| dc.description.abstract | The offshore petroleum industry can be described as a capital-intensive industry. Capital intensive refers to a heavy and high-value asset structure with long lifetimes that demands considerable effort to maintain. Large investments are required to produce goods and services, and the consequences of downtime, shortage and production loss are extensive. Efficient and reliable maintenance operations are essential to secure safe, productive and reliable production, creating a great incentive to stock up on all kinds of spare parts to reduce the consequences of the above-mentioned. However, there are great costs and inefficiencies related to spare parts inventories. Holding costs are high, turnover ratios are low, and inconsistent demand patterns make demand difficult to predict. Therefore, the trade-off between availability and efficiency is a fundamental principle in inventory management of spare parts.

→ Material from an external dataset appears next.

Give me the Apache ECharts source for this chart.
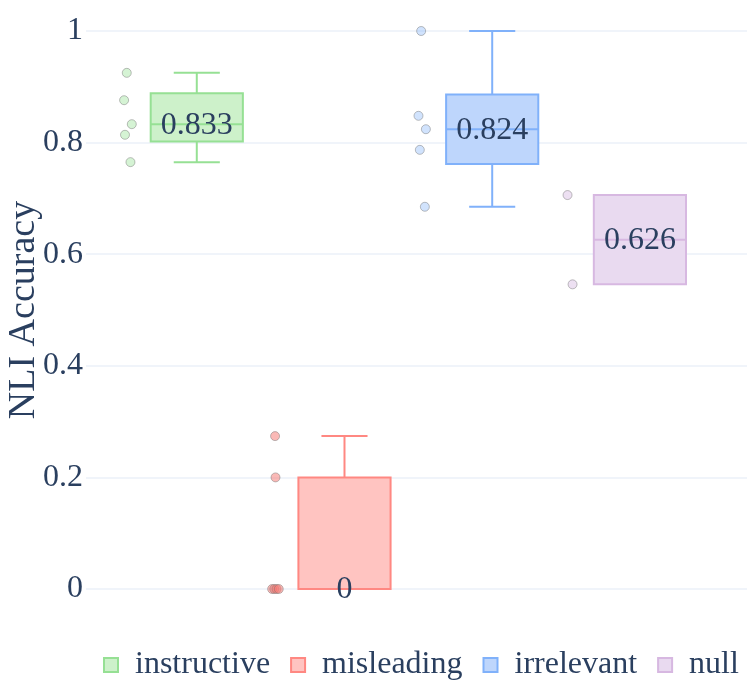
<!DOCTYPE html>
<html>
<head>
<meta charset="utf-8">
<script src="https://cdn.jsdelivr.net/npm/echarts@6/dist/echarts.min.js"></script>
<style>
  html, body { margin: 0; padding: 0; background: #fff; }
  #plot { width: 747px; height: 689px; }
</style>
</head>
<body>
<div id="plot"></div>
<script>
"use strict";

// Group names, in legend order.
var groups = ['instructive', 'misleading', 'irrelevant', 'null'];

// NLI accuracy of every run, per group.
var instructive = [0.925, 0.876, 0.833, 0.814, 0.765];
var misleading = [0.274, 0.2, 0, 0, 0, 0];
var irrelevant = [1.0, 0.848, 0.824, 0.787, 0.685];
var nullPrompt = [0.706, 0.546];

// Horizontal jitter of the points, in group widths.
var jitter = [
  [-0.474, -0.492, -0.440, -0.486, -0.449],
  [-0.470, -0.467, -0.490, -0.475, -0.460, -0.445],
  [-0.481, -0.499, -0.449, -0.490, -0.456],
  [-0.490, -0.456]
];

var yTicks = [0, 0.2, 0.4, 0.6, 0.8, 1];

var values = [instructive, misleading, irrelevant, nullPrompt];
var lineColors = ['#96e094', '#ff8882', '#80b1fa', '#d7b8e1'];
var fillColors = ['#cdf1ca', '#ffc4c1', '#bed6fc', '#e9daf0'];
var pointColors = ['rgba(150,224,148,0.5)', 'rgba(245,120,115,0.65)',
                   'rgba(128,177,250,0.45)', 'rgba(215,184,225,0.55)'];
var textColor = '#2a3f5f';
var serif = '"Liberation Serif", "DejaVu Serif", serif';

// Group centres on the hidden value axis.
var firstCentre = 0.75;
var xMax = 4.475;

// Quantile as Plotly computes it for boxes (linear method).
function quantile(sorted, p) {
  var n = sorted.length;
  var pos = Math.min(Math.max(p * n + 0.5, 1), n) - 1;
  var lo = Math.floor(pos);
  var hi = Math.ceil(pos);
  return sorted[lo] + (sorted[hi] - sorted[lo]) * (pos - lo);
}

function boxStats(list) {
  var s = list.slice().sort(function (a, b) { return a - b; });
  var q1 = quantile(s, 0.25);
  var med = quantile(s, 0.5);
  var q3 = quantile(s, 0.75);
  var iqr = q3 - q1;
  var inside = s.filter(function (v) { return v >= q1 - 1.5 * iqr && v <= q3 + 1.5 * iqr; });
  return [inside[0], q1, med, q3, inside[inside.length - 1]];
}

function renderBox(params, api) {
  var x = api.value(0);
  var lo = api.coord([x, api.value(1)]);
  var q1 = api.coord([x, api.value(2)]);
  var med = api.coord([x, api.value(3)]);
  var q3 = api.coord([x, api.value(4)]);
  var hi = api.coord([x, api.value(5)]);
  var unit = api.size([1, 0])[0];
  var half = unit * 0.312;
  var cap = half / 2;
  var i = params.seriesIndex;
  var stroke = { stroke: lineColors[i], lineWidth: 2 };
  var cx = med[0];
  var label = String(Number(api.value(3).toFixed(3)));
  var children = [];
  if (api.value(5) > api.value(4)) {
    children.push({ type: 'line', shape: { x1: cx, y1: hi[1], x2: cx, y2: q3[1] }, style: stroke });
    children.push({ type: 'line', shape: { x1: cx - cap, y1: hi[1], x2: cx + cap, y2: hi[1] }, style: stroke });
  }
  if (api.value(1) < api.value(2)) {
    children.push({ type: 'line', shape: { x1: cx, y1: q1[1], x2: cx, y2: lo[1] }, style: stroke });
    children.push({ type: 'line', shape: { x1: cx - cap, y1: lo[1], x2: cx + cap, y2: lo[1] }, style: stroke });
  }
  children.push({
    type: 'rect',
    shape: { x: cx - half, y: q3[1], width: half * 2, height: q1[1] - q3[1] },
    style: { fill: fillColors[i], stroke: lineColors[i], lineWidth: 2 }
  });
  children.push({ type: 'line', shape: { x1: cx - half, y1: med[1], x2: cx + half, y2: med[1] }, style: stroke });
  children.push({
    type: 'text',
    style: {
      text: label, x: cx, y: med[1] + 1, align: 'center', verticalAlign: 'middle',
      fill: textColor, fontSize: 32, fontFamily: serif
    }
  });
  return { type: 'group', children: children };
}

var series = [];
groups.forEach(function (name, i) {
  var centre = firstCentre + i;
  series.push({
    name: name,
    type: 'custom',
    renderItem: renderBox,
    clip: false,
    z: 2,
    data: [[centre].concat(boxStats(values[i]))]
  });
});
groups.forEach(function (name, i) {
  var centre = firstCentre + i;
  series.push({
    name: name,
    type: 'scatter',
    symbol: 'circle',
    symbolSize: 9,
    clip: false,
    z: 3,
    itemStyle: { color: pointColors[i], borderColor: 'rgba(110,110,110,0.55)', borderWidth: 1 },
    data: values[i].map(function (v, k) { return [centre + jitter[i][k], v]; })
  });
});

var chart = echarts.init(document.getElementById('plot'));
chart.setOption({
  animation: false,
  backgroundColor: '#fff',
  grid: { left: 86, right: 0, top: 31, bottom: 100, containLabel: false, outerBoundsMode: 'none' },
  xAxis: {
    type: 'value', min: 0, max: xMax, show: false, splitLine: { show: false }
  },
  yAxis: {
    type: 'value', min: yTicks[0], max: yTicks[yTicks.length - 1], interval: 0.2,
    name: 'NLI Accuracy', nameLocation: 'middle', nameGap: 43, nameMoveOverlap: false,
    nameTextStyle: { color: textColor, fontSize: 38, fontFamily: serif },
    axisLine: { show: false },
    axisTick: { show: false },
    axisLabel: { color: textColor, fontSize: 32, fontFamily: serif, margin: 3 },
    splitLine: { lineStyle: { color: '#ebf0f8', width: 1.5 } }
  },
  legend: {
    left: 98, top: 644, width: 900,
    itemWidth: 14, itemHeight: 14, itemGap: 20,
    textStyle: { color: textColor, fontSize: 32, fontFamily: serif, padding: [0, 0, 0, 12] },
    data: groups.map(function (name, i) {
      return {
        name: name, icon: 'rect',
        itemStyle: { color: fillColors[i], borderColor: lineColors[i], borderWidth: 2 }
      };
    })
  },
  series: series
});
</script>
</body>
</html>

The industry puts a lot of effort into optimising spare parts inventories and spends resources on developing efficient and reliable spare parts operations. Among these efforts is spare parts classification. This is the process of classifying spare parts into distinct groups and is crucial to control the enormous number of parts with different characteristics. The decisions on which characteristics to use in classification practices is not straightforward and has been subject to research and debate for many decades.
In current classification practices, most spare parts of an equipment are assigned the same criticality rank as the equipment itself, which is not necessarily the case. Therefore, Moreld Apply AS are interested in developing a method for spare parts classification that further evaluates criticality and consequence analysis on a spare parts level. This study presents a way to classify spare parts using a multi-criteria framework to establish precise criticality classes for each part.
The findings in this thesis have ultimately led to the conclusion that multi-criteria approaches have great potential in the classification practices in the industry. We also see that the framework is already implementable for single case scenarios, such as the one analysed in this thesis, and provide reliable results. The results indicate that, in almost all instances, the criticality level of spares is reduced compared to the main equipment.
The main contributions of this thesis is a framework with several steps guiding the user through the process of setting up the evaluation, preparing the analysis, as well as doing the analysis. Important aspects will be the selection of the most appropriate classification criteria, data collection processes and preparation activities. These topics form the main body of research. | |